Startup founders typically incorporate their startup to limit their personal liability, allocate ownership, make recruiting easier, reduce co-founder risk, and raise money from investors. Many startups are either sole proprietorships or partnerships prior to incorporating (even if they don’t know it), but these business structures don’t offer the same protections and opportunities for growth as corporations. As a result, most startup attorneys advise incorporating at some point.
You may be able to get some of these benefits without incorporating by forming a different kind of legal entity instead. However, it’s uncommon for startup attorneys to recommend that. See What about LLCs?.
One of the benefits of having a corporation is that it can protect its founders from personal liability. If someone sues for some harm your corporation caused, you typically won't be personally liable for damages, even if the corporation is liable. This is known as limited liability.
Limited liability is important because the more your startup does, the greater the chances that it'll be sued. If that happens, it's bad enough that your startup may be at risk — you don't want your personal finances to also be in danger.
Limited liability isn't absolute or guaranteed. For example, if you commit crimes as part of doing business, you can be held personally liable. When the limited liability doesn't apply and an individual is held personally liable, it's known as piercing the corporate veil.
Ability to Allocate Ownership
Corporations make it possible to allocate ownership by issuing shares to founders, employees, consultants, advisors, and investors. Ownership of shares helps determine who has control of the startup and how much of the proceeds each person will get if the startup is acquired or IPOs.1 In addition, issuing shares to people helps align their financial interests with the success of the startup.
Ownership also helps determine how dividends are distributed, though it's rare for startups to issue dividends because they typically prefer to reinvest profits in order to optimize for growth.
Startups that have incorporated are able to issue equity compensation (typically after adopting a stock plan), which makes it easier to recruit. Ownership in a startup is often the only opportunity many people will have to acquire generational wealth, so it can be critical when it comes to hiring. Potential employees will also generally feel more confident about an offer from a corporation than one from an individual.
Reduced Co-Founder Risk
Along with allocating ownership, corporations make it easy to reduce co-founder risk with vesting. When a founder's shares are subject to vesting, the corporation has a right to repurchase those shares from that founder if they leave the startup. As founders keep working, the number of shares the corporation can repurchase decreases. This provides a time-tested mechanism for helping make sure departing founders don't end up with an unfair level of ownership. It can also incentivize founders to work through difficulties with each other.
In addition, if you're working on a startup with co-founders and haven't incorporated yet, it's possible that you'll be deemed to have a partnership. Every state has laws governing how partnerships operate, which can lead to surprises when there's a dispute, especially if you didn't realize you had a partnership. Incorporating your startup can be the first step toward making it clear how everything will work between co-founders.

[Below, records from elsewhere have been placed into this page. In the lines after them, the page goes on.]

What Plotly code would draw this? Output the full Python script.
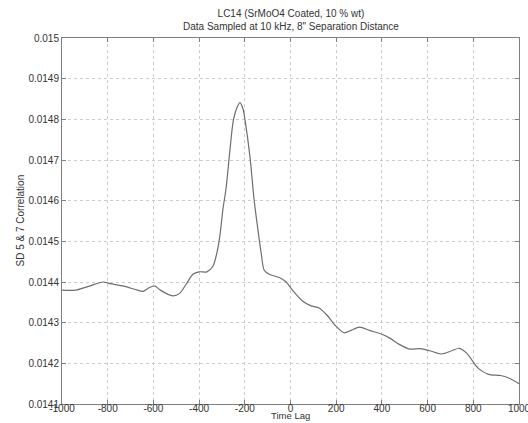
import plotly.graph_objects as go

time_lag = [-1000, -940, -880, -820, -790, -730, -670, -645, -615, -593, -570, -515,
            -485, -455, -427, -400, -366, -340, -322, -309, -295, -282, -265, -250,
            -235, -221, -208, -199, -177, -160, -141, -128, -115, -93, -49, -19, 7,
            51, 88, 125, 162, 198, 235, 265, 302, 346, 397, 434, 478, 522, 566, 610,
            661, 706, 739, 771, 823, 867, 919, 955, 1000]
correlation = [0.014380, 0.014380, 0.014390, 0.014400, 0.014396, 0.014390, 0.014380,
               0.014377, 0.014387, 0.014390, 0.014380, 0.014366, 0.014372, 0.014396,
               0.014419, 0.014425, 0.014425, 0.014438, 0.014472, 0.014514, 0.014582,
               0.014630, 0.014725, 0.014798, 0.014828, 0.014841, 0.014826, 0.014798,
               0.014706, 0.014606, 0.014522, 0.014470, 0.014429, 0.014419, 0.014411,
               0.014400, 0.014381, 0.014354, 0.014342, 0.014336, 0.014317, 0.014292,
               0.014275, 0.014281, 0.014289, 0.014281, 0.014272, 0.014262, 0.014246,
               0.014235, 0.014236, 0.014231, 0.014223, 0.014231, 0.014237, 0.014225,
               0.014187, 0.014173, 0.014170, 0.014164, 0.014150]

x_ticks = [-1000, -800, -600, -400, -200, 0, 200, 400, 600, 800, 1000]
y_ticks = [0.0141, 0.0142, 0.0143, 0.0144, 0.0145, 0.0146, 0.0147, 0.0148, 0.0149, 0.015]
y_tick_text = ["0.0141", "0.0142", "0.0143", "0.0144", "0.0145", "0.0146", "0.0147",
               "0.0148", "0.0149", "0.015"]

font_family = "Liberation Sans, Arial, sans-serif"
text_color = "#333333"

fig = go.Figure()
fig.add_trace(go.Scatter(
    x=time_lag, y=correlation, mode="lines",
    line=dict(color="#6e6e6e", width=1.2, shape="spline", smoothing=0.8),
    showlegend=False, hoverinfo="skip"))

axis_common = dict(
    showline=True, linecolor="#808080", linewidth=1, mirror="ticks",
    ticks="inside", ticklen=4, tickcolor="#808080",
    showgrid=True, gridcolor="#cccccc", griddash="dot", gridwidth=1,
    zeroline=False, ticklabeloverflow="allow", automargin=False,
    tickfont=dict(family=font_family, size=10, color=text_color),
)

fig.update_xaxes(range=[-1000, 1000], tickvals=x_ticks,
                 ticktext=[str(v) for v in x_ticks], ticklabelstandoff=-5,
                 **axis_common)
fig.update_yaxes(range=[0.0141, 0.015], tickvals=y_ticks, ticktext=y_tick_text,
                 **axis_common)

fig.update_layout(
    width=528, height=423,
    margin=dict(l=62, r=9, t=38, b=19, pad=0, autoexpand=False),
    paper_bgcolor="white", plot_bgcolor="white",
    font=dict(family=font_family, color=text_color),
    annotations=[
        dict(text="LC14 (SrMoO4 Coated, 10 % wt)<br>Data Sampled at 10 kHz, 8\" Separation Distance",
             x=0.5, xref="paper", y=1.0, yref="paper", yshift=32,
             xanchor="center", yanchor="top", showarrow=False,
             font=dict(size=10, color=text_color, family=font_family)),
        dict(text="Time Lag", x=0.5, xref="paper", y=0, yref="paper", yshift=-19,
             xanchor="center", yanchor="bottom", showarrow=False,
             font=dict(size=9.5, color=text_color, family=font_family)),
        dict(text="SD 5 & 7 Correlation", x=0, xref="paper", xshift=-50,
             y=0.5, yref="paper", textangle=-90, xanchor="left", yanchor="middle",
             showarrow=False,
             font=dict(size=10, color=text_color, family=font_family)),
    ],
)

fig.write_html("out.html")
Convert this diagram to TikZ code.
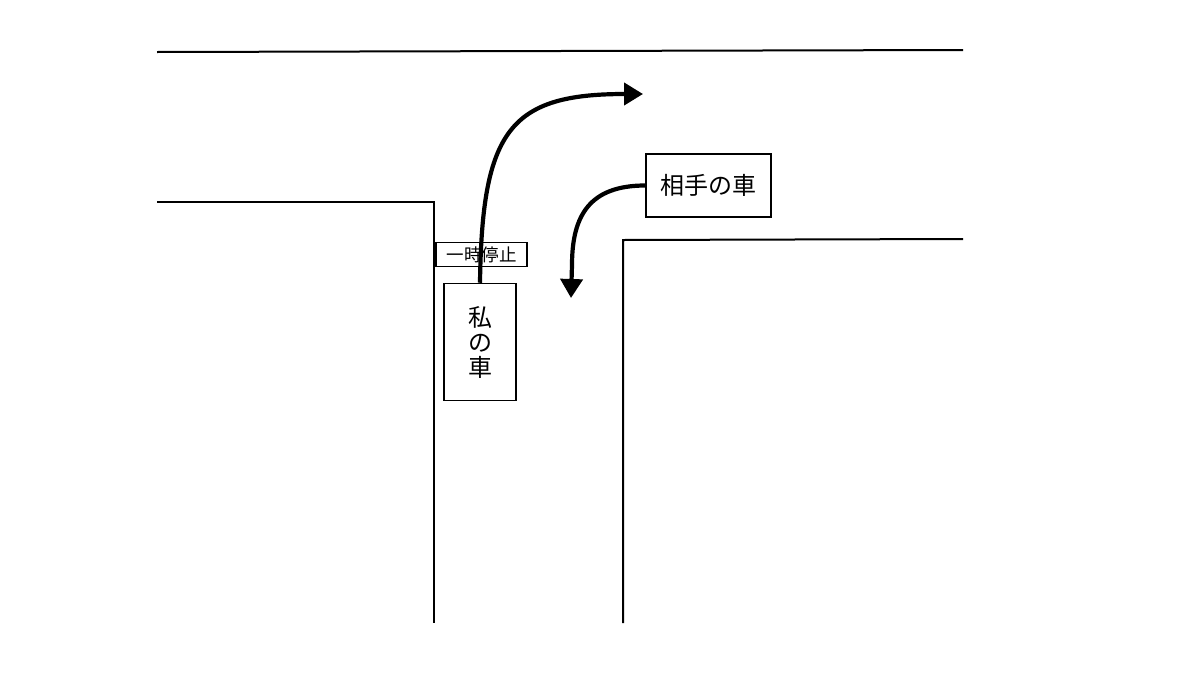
\documentclass[tikz,border=0pt]{standalone}
\usepackage{fontspec}
\newfontfamily\jp{Noto Sans CJK JP}
\usetikzlibrary{arrows.meta}
\begin{document}
\begin{tikzpicture}[x=1pt,y=-1pt,
  road/.style={line width=2pt},
  box/.style={draw,line width=1.5pt,rectangle,inner sep=0pt,font=\jp},
  move/.style={line width=4.2pt,-{Triangle[length=19pt,width=22pt]}}]
\useasboundingbox (0,0) rectangle (1199,675);
\fill[white] (0,0) rectangle (1199,675);
% roads
\draw[road] (157,52) -- (963,50);
\draw[road] (157,202) -- (434,202) -- (434,623);
\draw[road] (623,623) -- (623,240) -- (963,239);
% nodes
\node[box,minimum width=91pt,minimum height=24pt,font=\jp\fontsize{17.5}{17.5}\selectfont] (stop) at (481.5,254.5) {一時停止};
\node[box,fill=white,minimum width=72pt,minimum height=117pt,align=center,font=\jp\fontsize{24}{25}\selectfont] (me) at (480,342) {私\\の\\車};
\node[box,minimum width=125pt,minimum height=63pt,font=\jp\fontsize{24}{24}\selectfont] (other) at (708.5,185.5) {相手の車};
\coordinate (tip1) at (643,94);
\coordinate (tip2) at (571,298);
% arrows
\draw[move] (me.north) .. controls (482,130) and (510,94) .. (625,94) -- (tip1);
\draw[move] (other.west) .. controls (590,185.5) and (572,215) .. (572,265) -- (tip2);
\end{tikzpicture}
\end{document}
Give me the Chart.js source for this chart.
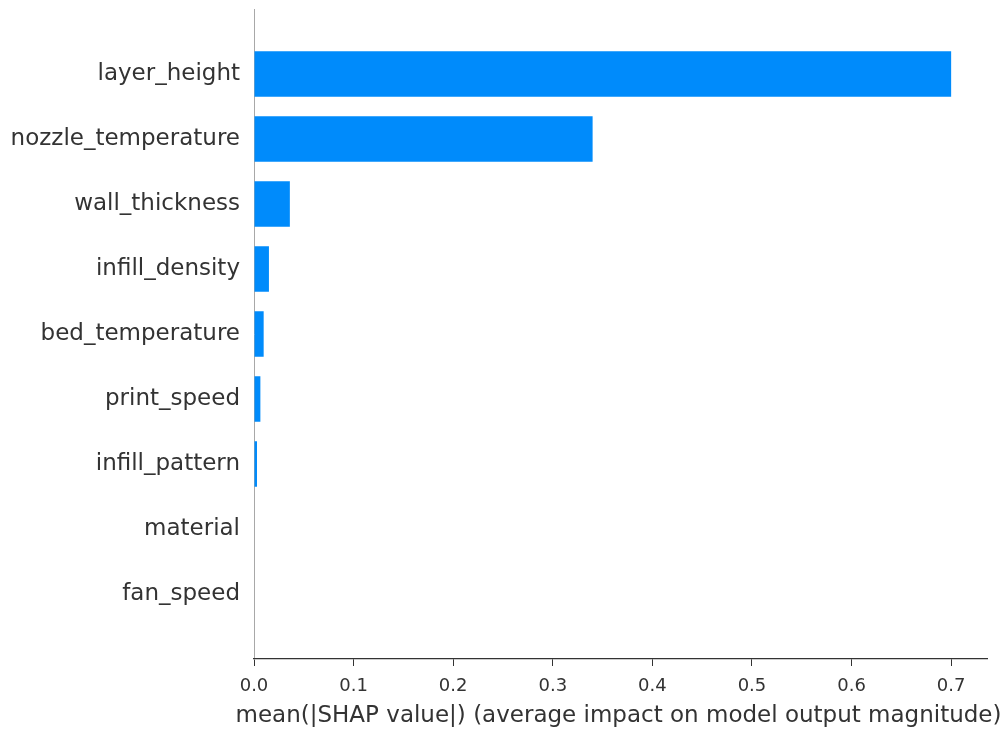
<!DOCTYPE html>
<html>
<head>
<meta charset="utf-8">
<script src="https://cdn.jsdelivr.net/npm/chart.js@4/dist/chart.umd.min.js"></script>
<style>
  html, body { margin: 0; padding: 0; background: #ffffff; }
  #wrap { width: 1005px; height: 733px; position: relative; }
</style>
</head>
<body>
<div id="wrap"><canvas id="chart"></canvas></div>
<script>
// Feature names, most important first
const features = [
  'layer_height',
  'nozzle_temperature',
  'wall_thickness',
  'infill_density',
  'bed_temperature',
  'print_speed',
  'infill_pattern',
  'material',
  'fan_speed'
];

// mean(|SHAP value|) for each feature
const meanAbsShap = [0.700, 0.340, 0.036, 0.015, 0.0097, 0.0064, 0.003, 0, 0];

// x-axis tick values
const xTicks = [0.0, 0.1, 0.2, 0.3, 0.4, 0.5, 0.6, 0.7];

const xTitle = 'mean(|SHAP value|) (average impact on model output magnitude)';

const FONT = 'DejaVu Sans';
const TEXT = '#333333';

const points = features.map((f, i) => ({ x: meanAbsShap[i], y: i }));

// Axis title drawn at its natural width, centred under the plot area
const xTitlePlugin = {
  id: 'xTitle',
  afterDraw(chart) {
    const { ctx, chartArea } = chart;
    ctx.save();
    ctx.font = `23px "${FONT}"`;
    ctx.fillStyle = TEXT;
    ctx.textAlign = 'center';
    ctx.textBaseline = 'middle';
    ctx.fillText(xTitle, (chartArea.left + chartArea.right) / 2 - 2, chartArea.bottom + 57);
    ctx.restore();
  }
};

new Chart(document.getElementById('chart'), {
  type: 'bar',
  data: {
    datasets: [{
      data: points,
      backgroundColor: '#008bfb',
      borderWidth: 0,
      barPercentage: 0.7,
      categoryPercentage: 1.0
    }]
  },
  plugins: [xTitlePlugin],
  options: {
    indexAxis: 'y',
    responsive: true,
    maintainAspectRatio: false,
    animation: false,
    events: [],
    layout: { padding: { top: 9, right: 18, left: 0, bottom: 0 } },
    plugins: {
      legend: { display: false },
      tooltip: { enabled: false }
    },
    scales: {
      y: {
        type: 'linear',
        reverse: true,
        offset: false,
        min: -1,
        max: features.length,
        afterBuildTicks: (scale) => {
          scale.ticks = features.map((f, i) => ({ value: i }));
        },
        afterFit: (scale) => {
          scale.width = 254;
          scale.paddingTop = 0;
          scale.paddingBottom = 0;
        },
        grid: { display: false, drawTicks: false, offset: false },
        border: { display: true, color: '#a8a8a8', width: 1 },
        ticks: {
          autoSkip: false,
          padding: 14,
          color: TEXT,
          font: { family: FONT, size: 23 },
          callback: (v) => features[v] ?? ''
        }
      },
      x: {
        type: 'linear',
        min: 0,
        max: 0.736,
        afterBuildTicks: (scale) => {
          scale.ticks = xTicks.map(v => ({ value: v }));
        },
        afterFit: (scale) => { scale.height = 74; },
        grid: {
          drawOnChartArea: false,
          drawTicks: true,
          tickLength: 7,
          color: '#333333',
          lineWidth: 1
        },
        border: { display: true, color: '#333333', width: 1.3 },
        ticks: {
          padding: 10,
          color: TEXT,
          font: { family: FONT, size: 18 },
          callback: (v) => Number(v).toFixed(1)
        },
        title: { display: false }
      }
    }
  }
});
</script>
</body>
</html>
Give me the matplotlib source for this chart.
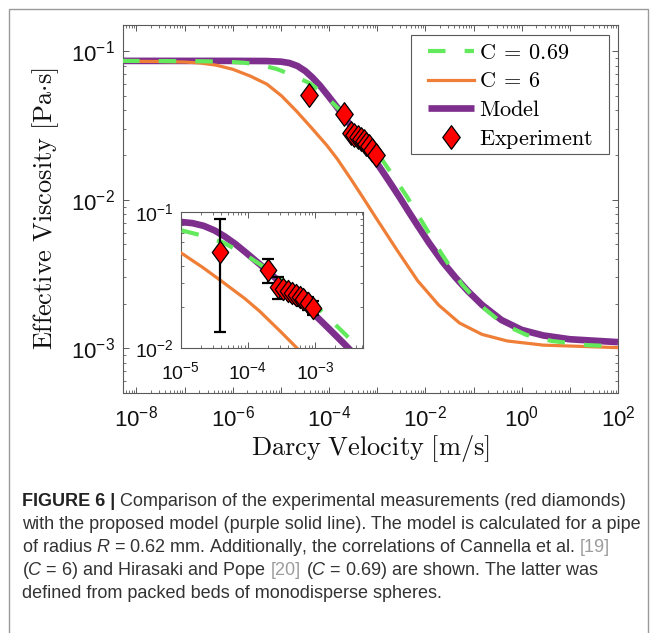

Incorporating can be the first step toward more easily raising money from startup investors. This is because most startup investors generally expect to get stock, or a security convertible into stock, in exchange for funds — and only corporations can issue stock. Startup investors also typically feel more comfortable sending funds to a corporate bank account than a founder's personal bank account.
Incorporating also enables a startup to clearly own intellectual property. This is appealing to startup investors because it ensures that the startup — not the founders — own the IP. Investors don't want a founder to be able to leave with critical intellectual property, which could have serious consequences for the startup.